Ness never stopped evolving his company. In fact, in the fall of 2005, after 36 years in the business, Ness moved to an all-new shop that seems more appropriate for what his business has become. Arlen Ness Enterprises’ new home is a 70,000-square-foot facility under construction about 10 miles away in Dublin, California. The building will feature a huge showroom where new parts for sale will be arrayed around classic Ness designs of the past. Behind the scenes, there’ll be more space for catalog inventory and more space for creating new customs.

He’s also branching out in new directions through a partnership with Victory motorcycles. Ness has become a Victory dealer, and he’s created a couple of customs based on that platform.

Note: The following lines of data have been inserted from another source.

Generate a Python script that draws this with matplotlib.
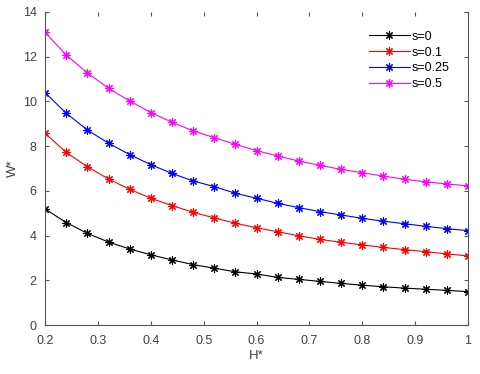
import matplotlib.pyplot as plt

plt.rcParams['font.family'] = ['Liberation Sans', 'DejaVu Sans']

h = [0.20, 0.24, 0.28, 0.32, 0.36, 0.40, 0.44, 0.48, 0.52, 0.56, 0.60,
     0.64, 0.68, 0.72, 0.76, 0.80, 0.84, 0.88, 0.92, 0.96, 1.00]

w_s0 = [5.19, 4.58, 4.10, 3.71, 3.40, 3.14, 2.91, 2.70, 2.54, 2.38, 2.28,
        2.13, 2.04, 1.95, 1.86, 1.78, 1.71, 1.65, 1.60, 1.55, 1.49]
w_s01 = [8.57, 7.72, 7.08, 6.53, 6.07, 5.67, 5.34, 5.04, 4.79, 4.55, 4.35,
         4.17, 3.99, 3.83, 3.70, 3.58, 3.47, 3.37, 3.28, 3.18, 3.09]
w_s025 = [10.39, 9.47, 8.72, 8.13, 7.62, 7.17, 6.78, 6.44, 6.19, 5.89, 5.67,
          5.44, 5.25, 5.07, 4.92, 4.77, 4.64, 4.53, 4.41, 4.31, 4.22]
w_s05 = [13.09, 12.07, 11.28, 10.58, 10.02, 9.50, 9.07, 8.68, 8.38, 8.08, 7.80,
         7.56, 7.33, 7.14, 6.96, 6.81, 6.66, 6.52, 6.40, 6.31, 6.22]

series = [(w_s0, 's=0', 'black'), (w_s01, 's=0.1', 'red'),
          (w_s025, 's=0.25', 'blue'), (w_s05, 's=0.5', 'magenta')]

fig = plt.figure(figsize=(4.8, 3.74), dpi=100)
ax = fig.add_axes([0.094, 0.131, 0.881, 0.837])

for w, lab, c in series:
    ax.plot(h, w, color=c, lw=0.8, marker=(8, 2, 0), ms=6, mew=0.8, label=lab)

ax.set_xlim(0.2, 1)
ax.set_ylim(0, 14)
ax.set_xticks([0.2, 0.3, 0.4, 0.5, 0.6, 0.7, 0.8, 0.9, 1])
ax.set_xticklabels(['0.2', '0.3', '0.4', '0.5', '0.6', '0.7', '0.8', '0.9', '1'])
ax.set_yticks(range(0, 15, 2))

gray = '#404040'
for s in ['left', 'bottom', 'right']:
    ax.spines[s].set_color('#555555')
    ax.spines[s].set_linewidth(0.8)
ax.spines['top'].set_visible(False)
ax.tick_params(direction='in', top=True, right=True, length=3, width=0.8,
               colors='#555555', labelcolor=gray, labelsize=9)
ax.tick_params(axis='x', pad=7)
ax.tick_params(axis='y', pad=6)

ax.set_xlabel('H*', color=gray, fontsize=9.5, labelpad=2)
ax.set_ylabel('W*', color=gray, fontsize=9.5, labelpad=3)

ax.legend(loc='upper left', frameon=False, fontsize=9, handlelength=3.3,
          labelspacing=0.3, borderaxespad=0, borderpad=0, handletextpad=0.15,
          bbox_to_anchor=(0.765, 0.94))

fig.savefig('out.png', dpi=100)
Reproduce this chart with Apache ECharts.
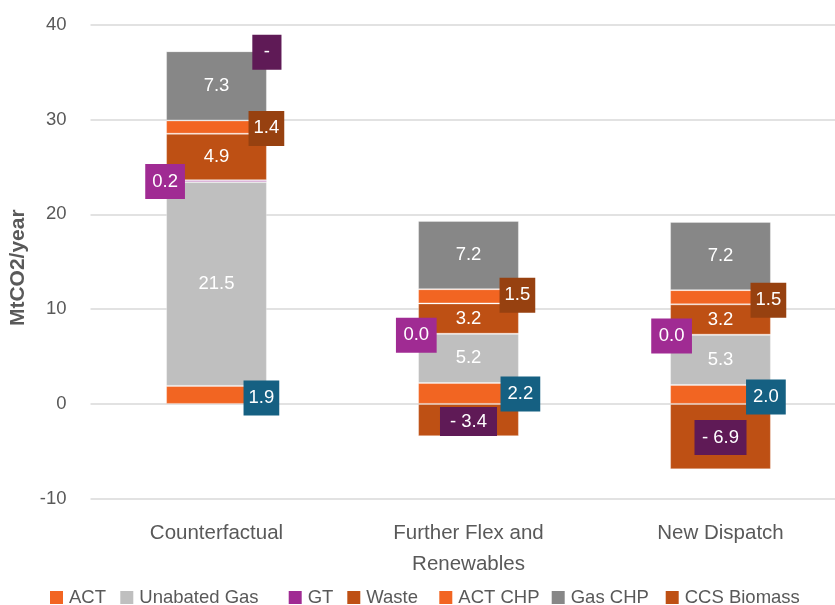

In addition, Victory is selling an Arlen Ness Signature Line of parts and accessories for its bikes, and the company has said that Arlen and Cory Ness will serve as design consultants on future Victory models.

But there’s more. Working with Harley dealer Bruce Rossmeyer, Ness recently opened new Arlen Ness Motorcycle stores in Daytona Beach and Miami, selling various brands of American cruisers plus the full Ness line of parts.

And, he says, “If the stores go well, we might build a motorcycle of our own to sell in them.”

He admits he’s done some preliminary work in that direction, and has a powerplant in mind. The rest of the bike, of course, won’t be a problem. After all, he’s got a catalog full of every part a person might need to build a motorcycle.

“We’re in a better position to make a motorcycle than anybody in the industry,” he says.

What’s perhaps most amazing, though, is that through it all, Arlen Ness, the king of the customizers, remains grounded in the place where it all began. After 36 years, he still turns out new designs in an office that’s only a sidewalk-width away from East 14th Street—the road he once cruised, wondering if he’d ever have a motorcycle of his own.

He was inducted into the AMA Motorcycle Hall of Fame in 1992.